Project Documents and Gas Processing and Utilization
As a prerequisite to entering into a production contract, subsoil users must prepare “project documents” containing the technical and commercial parameters of exploration, appraisal and development of a particular asset. Existing holders of subsoil use rights must ensure that project documents are prepared and approved by the competent body within 12 months from the date of enactment of the new law (i.e. by early July 2011). Similarly, work programs based on the approved project documents must be submitted for approval within 18 months of enactment.
At this stage, there is limited guidance in the law as to the content of the project documents. One point which is clear is that the project documents must include a “section” on processing/ utilization of associated gas (Article 86.6). New production and combined exploration/production contracts must provide for processing and utilization. For existing contracts, subsoil users are required to enter into a separate agreement with the competent body which will become an attachment to the subsoil use contract. Flaring is generally prohibited, except in certain emergency or testing situations.
In line with the government’s policy of legislating to increase the Kazakhstan content of goods and services used inthe oil & gas sector, the new law imposes stringent requirements in relation to procurement activities by subsoil users. Depending upon the exact provisions of a particular contract, some subsoil users may be exempt from the statutory requirements. However, the transitional provisions in Article 129 instruct all subsoil users “to be guided by the requirements” of the new law. This indicates that subsoil users will be expected to comply with the statutory regime rather than the specifics of their contracts, unless able to prove that doing so would “worsen the results of [their] commercial activity.”

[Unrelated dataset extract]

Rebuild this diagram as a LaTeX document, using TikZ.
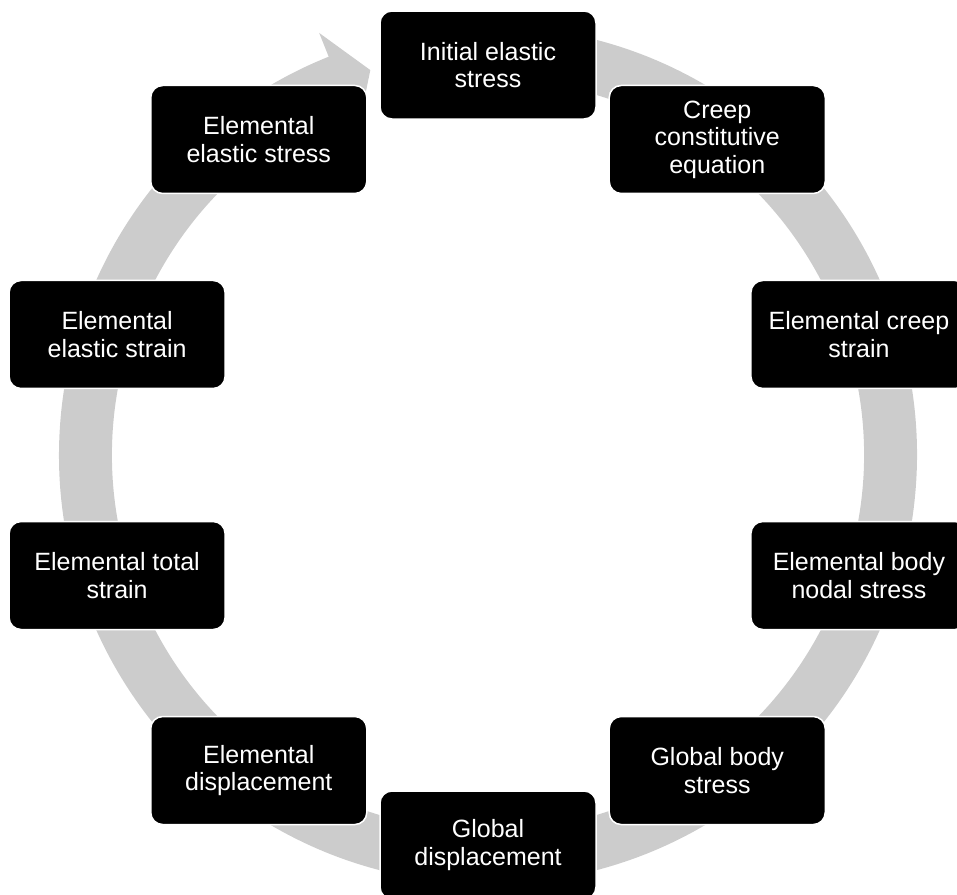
\documentclass[tikz,border=0pt]{standalone}
\usepackage{fontspec}
\setmainfont{Liberation Sans}
\usetikzlibrary{calc}
\definecolor{ringgray}{RGB}{204,204,204}
\begin{document}
\begin{tikzpicture}[x=1pt,y=1pt,
  cyclebox/.style={rectangle, rounded corners=12pt, fill=black, draw=white,
    line width=1.5pt, text=white, align=center, minimum width=216pt,
    minimum height=108pt, inner sep=0pt,
    font=\fontsize{25}{27.5}\selectfont}]
\useasboundingbox (0,0) rectangle (957,-894);
\coordinate (C) at (488,-455);
% circular arrow
\begin{scope}[shift={(C)}]
\fill[ringgray] (85:429pt) arc[start angle=85, end angle=-248.2, radius=429pt]
  -- (-248.2:454.6pt) -- (-253:402.5pt) -- (-248.2:350pt) -- (-248.2:376pt)
  arc[start angle=-248.2, end angle=85, radius=376pt] -- cycle;
\end{scope}
% nodes
\node[cyclebox] (n0) at ($(C)+(90:390pt)$) {Initial elastic\\stress};
\node[cyclebox] (n1) at ($(C)+(54:390pt)$) {Creep\\constitutive\\equation};
\node[cyclebox] (n2) at ($(C)+(18:390pt)$) {Elemental creep\\strain};
\node[cyclebox] (n3) at ($(C)+(-18:390pt)$) {Elemental body\\nodal stress};
\node[cyclebox] (n4) at ($(C)+(-54:390pt)$) {Global body\\stress};
\node[cyclebox] (n5) at ($(C)+(-90:390pt)$) {Global\\displacement};
\node[cyclebox] (n6) at ($(C)+(-126:390pt)$) {Elemental\\displacement};
\node[cyclebox] (n7) at ($(C)+(-162:390pt)$) {Elemental total\\strain};
\node[cyclebox] (n8) at ($(C)+(162:390pt)$) {Elemental\\elastic strain};
\node[cyclebox] (n9) at ($(C)+(126:390pt)$) {Elemental\\elastic stress};
\end{tikzpicture}
\end{document}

Although the new Subsoil Law gives greater power to the government in the regulation of extractive industries, it does not represent a fundamental shift in Kazakhstan’s policy. Limited fiscal stabilization, the pre-emptive right of the state, strict local content requirements—these changes occurred in Kazakhstan law over the past several years. However, the new law solidifies these changes and applies them broadly, limiting stabilization protection available to existing investors.